Dentro, en el velatorio, apenas si se habla. Los hombres fuman y Gregorio reparte las copas de anís. Solo se oye llorar a doña Gertrudis. Por la mañana, al mismo tiempo que se llevan a hombros el cuerpo de don Santiago, y cruza, por última vez, su finca, doña Gertrudis huye por la puerta falsa del caserío.

—No puedo quedarme y esperar que venga Carmen a descubrirme —pensó toda la noche, a ramalazos, entre las lágrimas…—. ¿Qué dirán de mí, entonces? ¿Y qué dirán de él? ¡Sería horrible!

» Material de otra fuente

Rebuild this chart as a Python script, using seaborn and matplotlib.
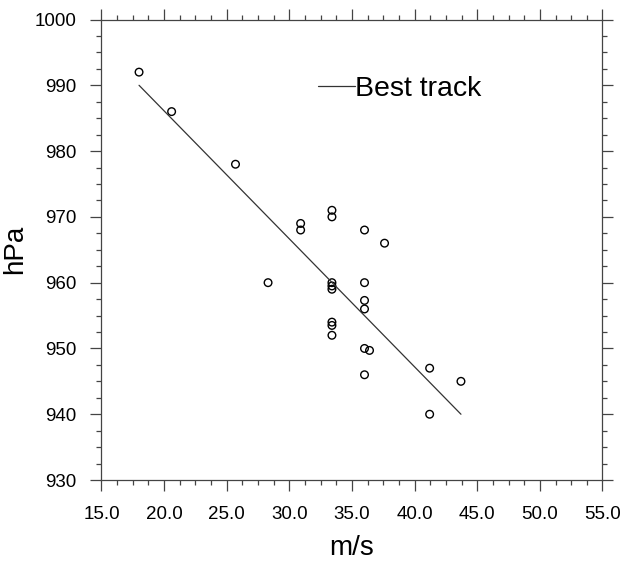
# Scatter of minimum pressure against max wind, with the best track fit line.
import matplotlib
matplotlib.use('Agg')
import matplotlib.pyplot as plt
import matplotlib.ticker as mticker
import pandas as pd
import seaborn as sns

# observations (m/s, hPa)
wind = [18.0, 20.6, 25.7, 28.3, 30.9, 30.9,
        33.4, 33.4, 33.4, 33.4, 33.4, 33.4, 33.4, 33.4,
        36.0, 36.0, 36.0, 36.0, 36.0, 36.0, 36.4, 37.6,
        41.2, 41.2, 43.7]
pres = [992, 986, 978, 960, 969, 968,
        971, 970, 960, 959.5, 959, 954, 953.5, 952,
        968, 960, 957.3, 956, 950, 946, 949.7, 966,
        947, 940, 945]

# best track line, read at its two ends
fit_wind = [18.0, 43.7]
fit_pres = [990.0, 940.0]

x_ticks = [15, 20, 25, 30, 35, 40, 45, 50, 55]
y_ticks = [930, 940, 950, 960, 970, 980, 990, 1000]

df = pd.DataFrame({'wind': wind, 'pres': pres})
df_fit = pd.DataFrame({'wind': fit_wind, 'pres': fit_pres})

sns.set_style('ticks')
plt.rcParams['font.family'] = ['Liberation Sans', 'DejaVu Sans']
plt.rcParams['text.color'] = 'black'
plt.rcParams['axes.labelcolor'] = 'black'
plt.rcParams['xtick.labelcolor'] = 'black'
plt.rcParams['ytick.labelcolor'] = 'black'

fig = plt.figure(figsize=(6.21, 5.67), dpi=100)
ax = fig.add_axes([0.1634, 0.1534, 0.8068, 0.8122])

sns.scatterplot(data=df, x='wind', y='pres', ax=ax, marker='o',
                facecolors='none', edgecolor='black', s=30, linewidth=1.0,
                legend=False)
sns.lineplot(data=df_fit, x='wind', y='pres', ax=ax, color='#333333',
             linewidth=0.9, label='Best track')

ax.set_xlim(15, 55)
ax.set_ylim(930, 1000)
ax.set_xticks(x_ticks)
ax.set_yticks(y_ticks)
ax.xaxis.set_major_formatter(mticker.FormatStrFormatter('%.1f'))
ax.xaxis.set_minor_locator(mticker.AutoMinorLocator(4))
ax.yaxis.set_minor_locator(mticker.AutoMinorLocator(4))

# ticks on all four sides, pointing out
ax.tick_params(which='both', direction='out', top=True, right=True,
               color='#444444', width=0.9)
ax.tick_params(which='major', length=8, labelsize=13.5)
ax.tick_params(which='minor', length=3.5)
ax.tick_params(axis='x', labeltop=False, pad=11)
ax.tick_params(axis='y', labelright=False, pad=10)
for side in ['left', 'right', 'top', 'bottom']:
    ax.spines[side].set_visible(True)
    ax.spines[side].set_color('#444444')
    ax.spines[side].set_linewidth(0.9)

ax.set_xlabel('m/s', fontsize=20, labelpad=8)
ax.set_ylabel('hPa', fontsize=20, labelpad=5)

ax.legend(loc='center left', bbox_to_anchor=(0.432, 0.85), frameon=False,
          fontsize=20.5, handlelength=1.3, handletextpad=0.0,
          borderpad=0, borderaxespad=0)

fig.savefig('out.png', dpi=100)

Me creen santa… santa… No podría soportarlo. Por lo menos, no los veré más.

Entre los pechos, envueltas en un pañuelo de encaje, lleva unas cuantas monedas de oro. Corre, y siente la frialdad de las monedas que se agitan junto a la piel templada. Es mediodía. No la ha visto nadie todavía. Todos los hombres del cortijo acompañan a don Santiago en su paseo final por estas tierras negras que comienzan a agrietarse por el calor.

Doña Gertrudis vuelve la cabeza por última vez. Está ya en los linderos de la finca. Un paso más allá y estará en «La Palmosilla» que don Santiago quería comprar para redondear lo suyo. Su mirada se tiende sobre aquel esplendor de las espigas que cabecean, sobre el largo verde y tierno del maíz recién nacido al que señorea el viento…

Hace la señal de la cruz y da unos pasos hacia adelante. Una extraña sensación la domina. La tierra que pisa ahora no pertenece ya a «San Rafael».